EXERCISE DESCRIPTION →
Omit the pictures and print exactly the lines of the listing below, starting at the first and ending at the line containing "Chart.defaults.animation = false;".

DATA →
────────────────

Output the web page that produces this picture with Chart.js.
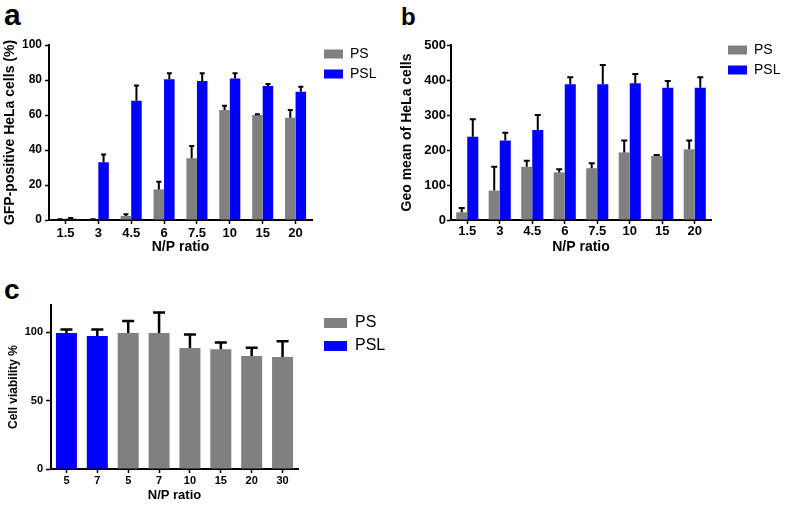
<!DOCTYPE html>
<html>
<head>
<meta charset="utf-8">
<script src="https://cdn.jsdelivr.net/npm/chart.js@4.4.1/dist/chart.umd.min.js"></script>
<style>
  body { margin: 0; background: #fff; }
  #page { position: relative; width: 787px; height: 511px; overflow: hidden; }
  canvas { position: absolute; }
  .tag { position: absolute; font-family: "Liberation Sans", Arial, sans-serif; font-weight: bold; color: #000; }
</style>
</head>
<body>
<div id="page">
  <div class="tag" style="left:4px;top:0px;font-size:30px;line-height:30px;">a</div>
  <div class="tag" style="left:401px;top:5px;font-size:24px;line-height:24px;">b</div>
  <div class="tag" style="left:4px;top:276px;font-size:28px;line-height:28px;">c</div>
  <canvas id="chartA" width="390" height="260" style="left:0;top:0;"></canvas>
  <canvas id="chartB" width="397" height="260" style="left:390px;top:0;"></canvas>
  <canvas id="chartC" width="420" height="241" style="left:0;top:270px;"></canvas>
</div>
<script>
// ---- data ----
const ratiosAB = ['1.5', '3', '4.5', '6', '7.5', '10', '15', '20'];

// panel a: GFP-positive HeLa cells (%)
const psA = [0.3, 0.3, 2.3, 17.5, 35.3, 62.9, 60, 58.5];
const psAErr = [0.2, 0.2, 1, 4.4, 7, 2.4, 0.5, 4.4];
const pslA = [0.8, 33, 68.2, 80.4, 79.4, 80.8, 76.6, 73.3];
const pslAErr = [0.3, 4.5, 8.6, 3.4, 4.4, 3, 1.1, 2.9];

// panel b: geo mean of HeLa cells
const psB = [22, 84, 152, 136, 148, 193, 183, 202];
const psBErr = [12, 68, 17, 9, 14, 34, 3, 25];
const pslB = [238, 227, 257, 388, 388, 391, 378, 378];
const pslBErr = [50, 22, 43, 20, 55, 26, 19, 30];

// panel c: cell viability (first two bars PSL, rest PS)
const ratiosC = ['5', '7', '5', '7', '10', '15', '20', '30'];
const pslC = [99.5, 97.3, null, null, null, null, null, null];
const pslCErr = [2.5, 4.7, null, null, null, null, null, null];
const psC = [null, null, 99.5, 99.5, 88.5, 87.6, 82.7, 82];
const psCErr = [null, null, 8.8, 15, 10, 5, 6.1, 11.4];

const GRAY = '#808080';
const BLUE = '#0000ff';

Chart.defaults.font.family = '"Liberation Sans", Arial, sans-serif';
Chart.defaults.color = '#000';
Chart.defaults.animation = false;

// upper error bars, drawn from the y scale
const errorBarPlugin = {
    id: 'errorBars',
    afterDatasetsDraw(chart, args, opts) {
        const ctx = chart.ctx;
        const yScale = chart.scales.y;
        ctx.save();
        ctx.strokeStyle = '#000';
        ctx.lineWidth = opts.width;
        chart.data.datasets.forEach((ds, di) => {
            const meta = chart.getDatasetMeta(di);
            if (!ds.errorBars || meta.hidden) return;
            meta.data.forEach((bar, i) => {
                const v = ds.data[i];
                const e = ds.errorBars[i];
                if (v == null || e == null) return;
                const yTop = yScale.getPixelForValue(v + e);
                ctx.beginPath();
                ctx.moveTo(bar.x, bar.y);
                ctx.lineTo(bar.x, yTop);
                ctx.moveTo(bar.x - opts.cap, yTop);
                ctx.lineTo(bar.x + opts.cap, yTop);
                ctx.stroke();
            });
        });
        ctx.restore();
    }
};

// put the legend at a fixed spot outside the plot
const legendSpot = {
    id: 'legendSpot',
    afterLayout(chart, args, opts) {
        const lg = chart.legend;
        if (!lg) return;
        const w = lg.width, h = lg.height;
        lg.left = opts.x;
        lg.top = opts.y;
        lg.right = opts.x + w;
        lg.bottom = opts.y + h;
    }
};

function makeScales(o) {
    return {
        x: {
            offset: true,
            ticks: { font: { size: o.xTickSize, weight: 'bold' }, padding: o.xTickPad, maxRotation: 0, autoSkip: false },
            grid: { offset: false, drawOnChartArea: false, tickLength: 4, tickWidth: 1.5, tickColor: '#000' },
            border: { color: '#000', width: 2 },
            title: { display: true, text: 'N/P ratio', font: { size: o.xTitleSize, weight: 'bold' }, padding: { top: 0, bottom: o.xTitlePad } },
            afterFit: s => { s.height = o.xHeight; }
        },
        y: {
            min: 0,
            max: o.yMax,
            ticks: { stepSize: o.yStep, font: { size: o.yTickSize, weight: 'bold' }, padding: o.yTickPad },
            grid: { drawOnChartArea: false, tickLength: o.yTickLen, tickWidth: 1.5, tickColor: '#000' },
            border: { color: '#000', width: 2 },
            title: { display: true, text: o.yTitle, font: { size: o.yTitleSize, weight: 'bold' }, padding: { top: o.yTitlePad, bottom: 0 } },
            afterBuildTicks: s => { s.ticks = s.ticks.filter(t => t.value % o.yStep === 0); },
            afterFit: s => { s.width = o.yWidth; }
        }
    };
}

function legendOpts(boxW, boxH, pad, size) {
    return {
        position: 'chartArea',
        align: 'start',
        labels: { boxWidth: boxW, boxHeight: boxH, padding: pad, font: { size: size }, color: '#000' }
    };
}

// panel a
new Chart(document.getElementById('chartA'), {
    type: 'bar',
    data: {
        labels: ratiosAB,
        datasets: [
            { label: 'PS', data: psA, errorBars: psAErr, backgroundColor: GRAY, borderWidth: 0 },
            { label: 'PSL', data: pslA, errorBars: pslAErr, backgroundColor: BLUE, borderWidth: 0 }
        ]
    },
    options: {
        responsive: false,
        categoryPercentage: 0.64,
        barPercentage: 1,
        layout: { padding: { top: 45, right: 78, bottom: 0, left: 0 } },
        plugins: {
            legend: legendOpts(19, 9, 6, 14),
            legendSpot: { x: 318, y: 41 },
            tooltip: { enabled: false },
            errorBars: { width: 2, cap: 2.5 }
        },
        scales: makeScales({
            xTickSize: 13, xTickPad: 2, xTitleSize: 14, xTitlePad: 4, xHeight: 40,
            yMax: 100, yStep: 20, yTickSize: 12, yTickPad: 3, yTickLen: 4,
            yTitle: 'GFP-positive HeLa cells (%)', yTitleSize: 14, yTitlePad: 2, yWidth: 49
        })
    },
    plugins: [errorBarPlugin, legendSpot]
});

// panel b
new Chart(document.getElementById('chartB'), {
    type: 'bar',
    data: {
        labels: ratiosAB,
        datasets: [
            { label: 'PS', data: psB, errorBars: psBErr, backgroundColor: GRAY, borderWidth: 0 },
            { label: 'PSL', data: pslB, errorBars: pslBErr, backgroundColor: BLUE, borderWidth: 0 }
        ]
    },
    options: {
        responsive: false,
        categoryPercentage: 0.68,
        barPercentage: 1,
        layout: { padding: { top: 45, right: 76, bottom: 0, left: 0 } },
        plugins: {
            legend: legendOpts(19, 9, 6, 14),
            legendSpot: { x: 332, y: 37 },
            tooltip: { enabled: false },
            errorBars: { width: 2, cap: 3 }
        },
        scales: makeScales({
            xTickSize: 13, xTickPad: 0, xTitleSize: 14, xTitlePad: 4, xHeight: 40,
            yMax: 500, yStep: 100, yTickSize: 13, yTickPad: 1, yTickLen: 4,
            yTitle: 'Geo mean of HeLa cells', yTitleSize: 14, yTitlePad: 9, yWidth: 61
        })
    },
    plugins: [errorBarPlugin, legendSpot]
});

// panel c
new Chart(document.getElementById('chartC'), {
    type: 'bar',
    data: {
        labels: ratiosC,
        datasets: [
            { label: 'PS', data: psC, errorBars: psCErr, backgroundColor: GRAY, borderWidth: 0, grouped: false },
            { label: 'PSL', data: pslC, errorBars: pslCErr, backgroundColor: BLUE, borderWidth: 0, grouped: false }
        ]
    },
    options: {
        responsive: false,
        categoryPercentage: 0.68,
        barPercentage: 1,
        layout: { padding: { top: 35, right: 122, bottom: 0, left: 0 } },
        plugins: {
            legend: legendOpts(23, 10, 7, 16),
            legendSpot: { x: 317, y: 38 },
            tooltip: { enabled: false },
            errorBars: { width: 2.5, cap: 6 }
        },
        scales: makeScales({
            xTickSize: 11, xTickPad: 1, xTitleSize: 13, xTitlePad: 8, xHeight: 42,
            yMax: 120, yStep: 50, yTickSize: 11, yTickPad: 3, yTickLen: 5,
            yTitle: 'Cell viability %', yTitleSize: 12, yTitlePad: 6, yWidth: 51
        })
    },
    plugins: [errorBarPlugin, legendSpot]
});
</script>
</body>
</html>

────────────────

SOLUTION TO THE PROBLEM →
Output the web page that produces this picture with Chart.js.
<!DOCTYPE html>
<html>
<head>
<meta charset="utf-8">
<script src="https://cdn.jsdelivr.net/npm/chart.js@4.4.1/dist/chart.umd.min.js"></script>
<style>
  body { margin: 0; background: #fff; }
  #page { position: relative; width: 787px; height: 511px; overflow: hidden; }
  canvas { position: absolute; }
  .tag { position: absolute; font-family: "Liberation Sans", Arial, sans-serif; font-weight: bold; color: #000; }
</style>
</head>
<body>
<div id="page">
  <div class="tag" style="left:4px;top:0px;font-size:30px;line-height:30px;">a</div>
  <div class="tag" style="left:401px;top:5px;font-size:24px;line-height:24px;">b</div>
  <div class="tag" style="left:4px;top:276px;font-size:28px;line-height:28px;">c</div>
  <canvas id="chartA" width="390" height="260" style="left:0;top:0;"></canvas>
  <canvas id="chartB" width="397" height="260" style="left:390px;top:0;"></canvas>
  <canvas id="chartC" width="420" height="241" style="left:0;top:270px;"></canvas>
</div>
<script>
// ---- data ----
const ratiosAB = ['1.5', '3', '4.5', '6', '7.5', '10', '15', '20'];

// panel a: GFP-positive HeLa cells (%)
const psA = [0.3, 0.3, 2.3, 17.5, 35.3, 62.9, 60, 58.5];
const psAErr = [0.2, 0.2, 1, 4.4, 7, 2.4, 0.5, 4.4];
const pslA = [0.8, 33, 68.2, 80.4, 79.4, 80.8, 76.6, 73.3];
const pslAErr = [0.3, 4.5, 8.6, 3.4, 4.4, 3, 1.1, 2.9];

// panel b: geo mean of HeLa cells
const psB = [22, 84, 152, 136, 148, 193, 183, 202];
const psBErr = [12, 68, 17, 9, 14, 34, 3, 25];
const pslB = [238, 227, 257, 388, 388, 391, 378, 378];
const pslBErr = [50, 22, 43, 20, 55, 26, 19, 30];

// panel c: cell viability (first two bars PSL, rest PS)
const ratiosC = ['5', '7', '5', '7', '10', '15', '20', '30'];
const pslC = [99.5, 97.3, null, null, null, null, null, null];
const pslCErr = [2.5, 4.7, null, null, null, null, null, null];
const psC = [null, null, 99.5, 99.5, 88.5, 87.6, 82.7, 82];
const psCErr = [null, null, 8.8, 15, 10, 5, 6.1, 11.4];

const GRAY = '#808080';
const BLUE = '#0000ff';

Chart.defaults.font.family = '"Liberation Sans", Arial, sans-serif';
Chart.defaults.color = '#000';
Chart.defaults.animation = false;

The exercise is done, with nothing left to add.